After reading through the code I three concerns.
- Its use of just 32 bits of randomness.
It's possible multi-GPU system could brute force that.
- (Unix) How good is your
/dev/urandom
.
/dev/urandom
can run out of entropy if you pull too much from it too fast. Instead of blocking it will generate weaker entropy. This is out of Perl's control but is a system wide weakness. In addition, some programs may pull more entropy than they need exhausting /dev/urandom
. We found a bug years ago in Crypt::Random which was doing just that.
- (Windows) That weak hashing algorithm.
Next to the 32 bit issue, this is probably the weakest link.
- What random function is it using?
Once a seed has been provided, what random number function is it passing it to? A poor rand function makes it easier to guess the seed. Perl looks for several, usually winding up with drand48
. You can see what its using with: use Config; print $Config{randfunc}'
. I have no idea how well that works, but the OS X drand48 man page says random(3)

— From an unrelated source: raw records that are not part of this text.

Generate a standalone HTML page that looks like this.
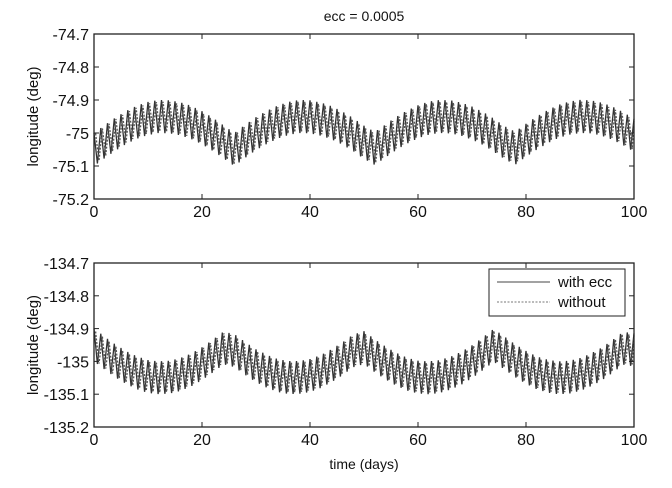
<!DOCTYPE html>
<html><head><meta charset="utf-8"><style>
body{margin:0;background:#fff;}
svg{display:block;font-family:"Liberation Sans",Arial,sans-serif;}
</style></head><body>
<svg id="chart" width="672" height="488" viewBox="0 0 672 488"></svg>
<script>
const days = [0,2,4,6,8,10,12,14,16,18,20,22,24,26,28,30,32,34,36,38,40,42,44,46,48,50,52,54,56,58,60,62,64,66,68,70,72,74,76,78,80,82,84,86,88,90,92,94,96,98,100];
const topCenter = [-75.05,-75.026,-75.003,-74.983,-74.967,-74.956,-74.95,-74.951,-74.957,-74.968,-74.984,-75.004,-75.027,-75.05,-75.025,-75.002,-74.983,-74.967,-74.956,-74.95,-74.951,-74.958,-74.969,-74.985,-75.005,-75.028,-75.047,-75.024,-75.001,-74.982,-74.966,-74.955,-74.95,-74.951,-74.958,-74.97,-74.986,-75.006,-75.029,-75.046,-75.022,-75.0,-74.981,-74.965,-74.955,-74.95,-74.951,-74.958,-74.97,-74.987,-75.007];
const botCenter = [-134.95,-134.975,-134.999,-135.019,-135.035,-135.046,-135.05,-135.048,-135.04,-135.026,-135.007,-134.984,-134.959,-134.967,-134.991,-135.013,-135.03,-135.043,-135.049,-135.049,-135.043,-135.031,-135.013,-134.992,-134.968,-134.958,-134.983,-135.005,-135.024,-135.039,-135.048,-135.05,-135.046,-135.036,-135.021,-135.001,-134.977,-134.951,-134.974,-134.998,-135.018,-135.035,-135.045,-135.05,-135.048,-135.04,-135.026,-135.008,-134.985,-134.96,-134.965];
const oscAmplitude = [0.05, 0.045];
const oscPeriod = 1.25;
const xTicks = [0,20,40,60,80,100];
const topTicks = [-74.7,-74.8,-74.9,-75,-75.1,-75.2];
const botTicks = [-134.7,-134.8,-134.9,-135,-135.1,-135.2];
const topTickLabels = ["-74.7","-74.8","-74.9","-75","-75.1","-75.2"];
const botTickLabels = ["-134.7","-134.8","-134.9","-135","-135.1","-135.2"];

const svg = document.getElementById('chart');
const NS = 'http://www.w3.org/2000/svg';
function mk(tag, attrs, parent){const e=document.createElementNS(NS,tag);for(const k in attrs)e.setAttribute(k,attrs[k]);(parent||svg).appendChild(e);return e;}
const X0=94, X1=634;
function xs(t){return X0+(t-0)/(100-0)*(X1-X0);}
function interp(arr,t){
  if(t<=days[0])return arr[0];
  for(let i=1;i<days.length;i++){if(t<=days[i]){const f=(t-days[i-1])/(days[i]-days[i-1]);return arr[i-1]+f*(arr[i]-arr[i-1]);}}
  return arr[arr.length-1];
}
function panel(name, yTop, yBot, yMax, yMin, ticks, labels, center, phaseShift){
  const g=mk('g',{});
  
  
  const ys=v=>yTop+(yMax-v)/(yMax-yMin)*(yBot-yTop);
  const styles=[{stroke:'#333',w:1.3,dash:'none',name:'series-with-ecc',shift:0},{stroke:'#555',w:1.3,dash:'2,1.5',name:'series-without',shift:phaseShift}];
  styles.forEach((s,si)=>{
    let pts=[];let k=0;
    for(let t=0;t<=100.001;t+=oscPeriod/2){
      const tt=Math.min(t+s.shift,100);
      const v=interp(center,tt)+(k%2?-1:1)*oscAmplitude[si];
      pts.push(xs(tt).toFixed(1)+','+ys(v).toFixed(1));k++;
    }
    const p=mk('polyline',{points:pts.join(' '),fill:'none',stroke:s.stroke,'stroke-width':s.w,'stroke-dasharray':s.dash},g);
    
    
  });
  const box=mk('rect',{x:X0,y:yTop,width:X1-X0,height:yBot-yTop,fill:'none',stroke:'#222','stroke-width':1.3},g);
  
  
  ticks.forEach((v,i)=>{
    const y=ys(v);
    mk('line',{x1:X0,x2:X0+5,y1:y,y2:y,stroke:'#222'},g);
    mk('line',{x1:X1,x2:X1-5,y1:y,y2:y,stroke:'#222'},g);
    const t=mk('text',{x:X0-5,y:y+6,'text-anchor':'end','font-size':16,fill:'#111'},g);
    t.textContent=labels[i];
    
    
  });
  xTicks.forEach(v=>{
    const x=xs(v);
    mk('line',{x1:x,x2:x,y1:yBot,y2:yBot-5,stroke:'#222'},g);
    mk('line',{x1:x,x2:x,y1:yTop,y2:yTop+5,stroke:'#222'},g);
    const t=mk('text',{x:x,y:yBot+18,'text-anchor':'middle','font-size':16,fill:'#111'},g);
    t.textContent=String(v);
    
    
  });
  const yl=mk('text',{x:0,y:0,transform:'translate(38,'+((yTop+yBot)/2)+') rotate(-90)','text-anchor':'middle','font-size':15,fill:'#111'},g);
  yl.textContent='longitude (deg)';
  
  
}
panel('top-panel',34,199,-74.7,-75.2,topTicks,topTickLabels,topCenter,0.3);
panel('bottom-panel',263,427,-134.7,-135.2,botTicks,botTickLabels,botCenter,0.3);
const title=mk('text',{x:364,y:21,'text-anchor':'middle','font-size':14,fill:'#111'});
title.textContent='ecc = 0.0005';


const xl=mk('text',{x:364,y:469,'text-anchor':'middle','font-size':14,fill:'#111'});
xl.textContent='time (days)';


const lg=mk('g',{});


mk('rect',{x:489,y:269,width:136,height:47,fill:'#fff',stroke:'#222','stroke-width':1},lg);
mk('line',{x1:497,x2:550,y1:282,y2:282,stroke:'#444','stroke-width':1},lg);
mk('line',{x1:497,x2:550,y1:302,y2:302,stroke:'#777','stroke-width':1,'stroke-dasharray':'2,1.5'},lg);
const l1=mk('text',{x:558,y:287,'font-size':15,fill:'#111'},lg);
l1.textContent='with ecc';


const l2=mk('text',{x:558,y:307,'font-size':15,fill:'#111'},lg);
l2.textContent='without';


</script>
</body></html>
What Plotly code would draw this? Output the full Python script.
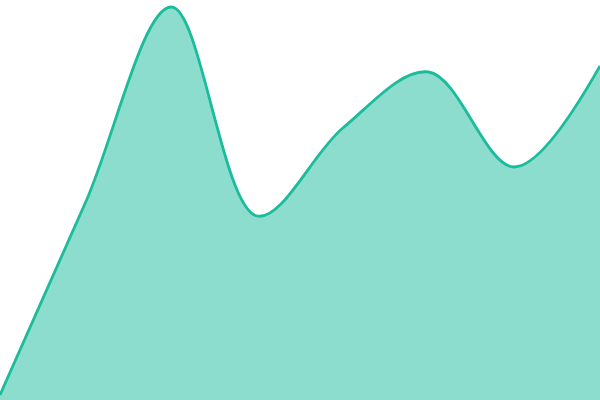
import plotly.graph_objects as go

x_vals = [0, 1, 2, 3, 4, 5, 6, 7]
y_vals = [5, 198, 393, 184, 272, 328, 233, 334]

fig = go.Figure()
fig.add_trace(go.Scatter(
    x=x_vals, y=y_vals, mode="lines",
    line=dict(color="#1abc9c", width=2.8, shape="spline", smoothing=1),
    fill="tozeroy", fillcolor="rgba(26,188,156,0.5)",
    hoverinfo="skip",
))
fig.update_layout(
    width=600, height=400,
    margin=dict(l=0, r=0, t=0, b=0),
    paper_bgcolor="white", plot_bgcolor="white",
    showlegend=False,
    xaxis=dict(visible=False, range=[0, 7], fixedrange=True),
    yaxis=dict(visible=False, range=[0, 400], fixedrange=True),
)
fig.write_html(
    "out.html",
    config={"displayModeBar": False},
    post_script="document.body.style.margin='0';document.body.style.overflow='hidden';",
)
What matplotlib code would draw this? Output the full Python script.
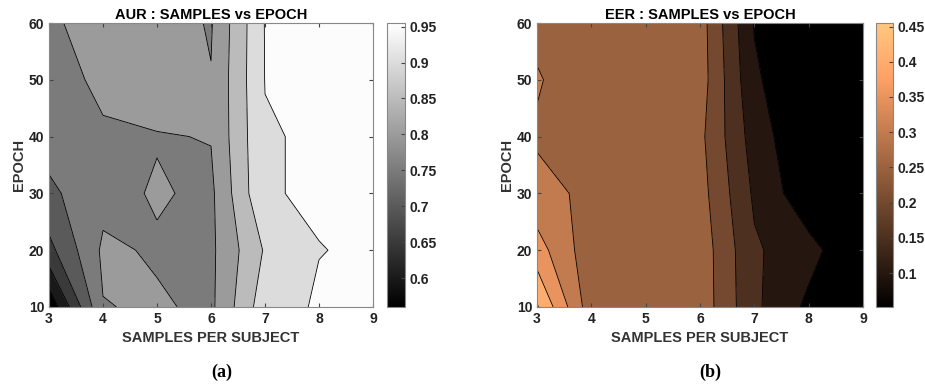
import numpy as np
import matplotlib
matplotlib.use("Agg")
import matplotlib.pyplot as plt
from matplotlib.colors import Normalize
from matplotlib.cm import ScalarMappable

plt.rcParams['font.family'] = ['Liberation Sans', 'DejaVu Sans']
plt.rcParams['font.weight'] = 'bold'

# grid: samples per subject (columns) x epoch (rows)
samples = [3, 4, 5, 6, 7, 8, 9]
epochs = [10, 20, 30, 40, 50, 60]

aur = [
    [0.560, 0.798, 0.806, 0.790, 0.930, 0.955, 0.955],
    [0.685, 0.8086, 0.7944, 0.790, 0.905, 0.949, 0.955],
    [0.740, 0.784, 0.805, 0.790, 0.947, 0.955, 0.955],
    [0.770, 0.791, 0.797, 0.802, 0.947, 0.955, 0.955],
    [0.770, 0.815, 0.830, 0.802, 0.951, 0.955, 0.955],
    [0.785, 0.840, 0.824, 0.796, 0.952, 0.955, 0.955],
]
eer = [
    [0.455, 0.270, 0.275, 0.281, 0.160, 0.089, 0.052],
    [0.372, 0.268, 0.275, 0.280, 0.157, 0.117, 0.052],
    [0.316, 0.289, 0.280, 0.270, 0.142, 0.064, 0.052],
    [0.294, 0.275, 0.278, 0.262, 0.127, 0.052, 0.052],
    [0.3045, 0.267, 0.275, 0.275, 0.108, 0.052, 0.052],
    [0.2865, 0.272, 0.275, 0.273, 0.097, 0.052, 0.052],
]
aur_levels = [0.6, 0.65, 0.7, 0.75, 0.8, 0.85, 0.9, 0.95]
eer_levels = [0.1, 0.15, 0.2, 0.25, 0.3, 0.35, 0.4, 0.45]

fig = plt.figure(figsize=(9.25, 3.9), dpi=100)

def panel(ax_rect, cb_rect, data, levels, cmap_name, title, tag, tag_x):
    X, Y = np.meshgrid(samples, epochs)
    Z = np.array(data)
    zmin, zmax = Z.min(), Z.max()
    norm = Normalize(zmin, zmax)
    cmap = plt.get_cmap(cmap_name)
    bounds = [zmin] + levels + [zmax]
    # matlab style: each band takes the colour of its lower level
    cols = [cmap(norm(b)) for b in bounds[:-1]]
    ax = fig.add_axes(ax_rect)
    ax.contourf(X, Y, Z, levels=bounds, colors=cols)
    ax.contour(X, Y, Z, levels=levels, colors='k', linewidths=0.6)
    ax.set_xlim(3, 9)
    ax.set_ylim(10, 60)
    ax.set_xticks(samples)
    ax.set_yticks(epochs)
    ax.tick_params(direction='in', top=True, right=True, labelsize=10,
                   length=3, color='#444444', labelcolor='#222222')
    for s in ax.spines.values():
        s.set_color('#888888')
    ax.set_title(title, fontsize=10.5, fontweight='bold', pad=3)
    ax.set_xlabel('SAMPLES PER SUBJECT', fontsize=10.5, fontweight='bold',
                  color='#333333', labelpad=4)
    ax.set_ylabel('EPOCH', fontsize=10.5, fontweight='bold',
                  color='#333333', labelpad=2)
    cax = fig.add_axes(cb_rect)
    sm = ScalarMappable(norm=norm, cmap=cmap)
    cb = fig.colorbar(sm, cax=cax, ticks=levels)
    cb.ax.set_yticklabels([f'{v:g}' for v in levels])
    cb.ax.tick_params(direction='in', labelsize=10, length=3,
                      color='#444444', labelcolor='#222222')
    cb.outline.set_edgecolor('#888888')
    fig.text(tag_x, 0.045, tag, ha='center', va='center', fontsize=13,
             fontweight='bold', family='Liberation Serif')

panel([49 / 925, 83 / 390, 324 / 925, 284 / 390],
      [387 / 925, 83 / 390, 18 / 925, 284 / 390],
      aur, aur_levels, 'gray', 'AUR : SAMPLES vs EPOCH', '(a)', 222 / 925)
panel([537 / 925, 83 / 390, 326 / 925, 284 / 390],
      [876 / 925, 83 / 390, 17 / 925, 284 / 390],
      eer, eer_levels, 'copper', 'EER : SAMPLES vs EPOCH', '(b)', 710 / 925)

fig.savefig('out.png', dpi=100, facecolor='white')
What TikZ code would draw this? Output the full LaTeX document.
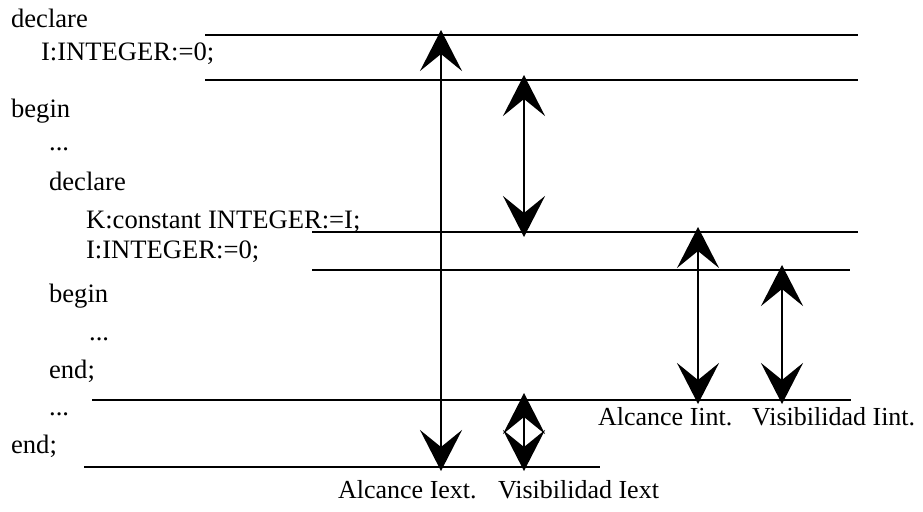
\documentclass[tikz,border=0pt]{standalone}
\usepackage{fontspec}
\setmainfont{Liberation Serif}
\usetikzlibrary{arrows.meta}

\begin{document}
\begin{tikzpicture}[x=1pt, y=-1pt, line width=2.2pt,
  >={Stealth[length=41pt, width=42pt, inset=17pt]},
  code/.style={anchor=base west, inner sep=0pt, font=\fontsize{26.6}{30}\selectfont},
  label/.style={anchor=base west, inner sep=0pt, font=\fontsize{26}{30}\selectfont}]
  \useasboundingbox (0,0) rectangle (923,511);
  % program text
  \foreach \x/\y/\txt [count=\i] in {10/28/declare, 40/60/{I:INTEGER:=0;}, 10/117/begin,
      48/150/{...}, 48/190/declare, 85/228/{K:constant INTEGER:=I;}, 85/258/{I:INTEGER:=0;},
      48/302/begin, 88/340/{...}, 48/378/{end;}, 48/415/{...}, 10/453/{end;}}{
    \node[code] (c\i) at (\x,\y) {\txt};
  }
  % region lines
  \foreach \n/\xa/\xb/\y in {1/205/858/35, 2/205/858/80, 3/312/858/232,
      4/312/850/270, 5/92/851/400, 6/84/600/467}{
    \coordinate (l\n a) at (\xa,\y);
    \coordinate (l\n b) at (\xb,\y);
    \draw (l\n a) -- (l\n b);
  }
  % scope and visibility arrows
  \foreach \n/\x/\ya/\yb in {ext/441/30/471, vext/524/393/471, vsup/524/75/237,
      int/698/227/404, vint/782/265/404}{
    \coordinate (a\n a) at (\x,\ya);
    \coordinate (a\n b) at (\x,\yb);
    \draw[<->] (a\n a) -- (a\n b);
  }
  \node[label] (aiext) at (337,498) {Alcance Iext.};
  \node[label] (viext) at (497,498) {Visibilidad Iext};
  \node[label] (aiint) at (597,425) {Alcance Iint.};
  \node[label] (viint) at (751,425) {Visibilidad Iint.};
\end{tikzpicture}
\end{document}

is more powerful and the Linux man page says drand48 is obsolete.
The function hasn't been touched since... oh dear the late 90s. It was moved to util.c but hasn't been seriously touched. git blame 132efe8bfb7cd0fb1beb15aaf284e33bf44eb1fa^ pp.c
shows the real history, look for S_seed
. It probably needs some love. Most other languages have more advanced random number generators.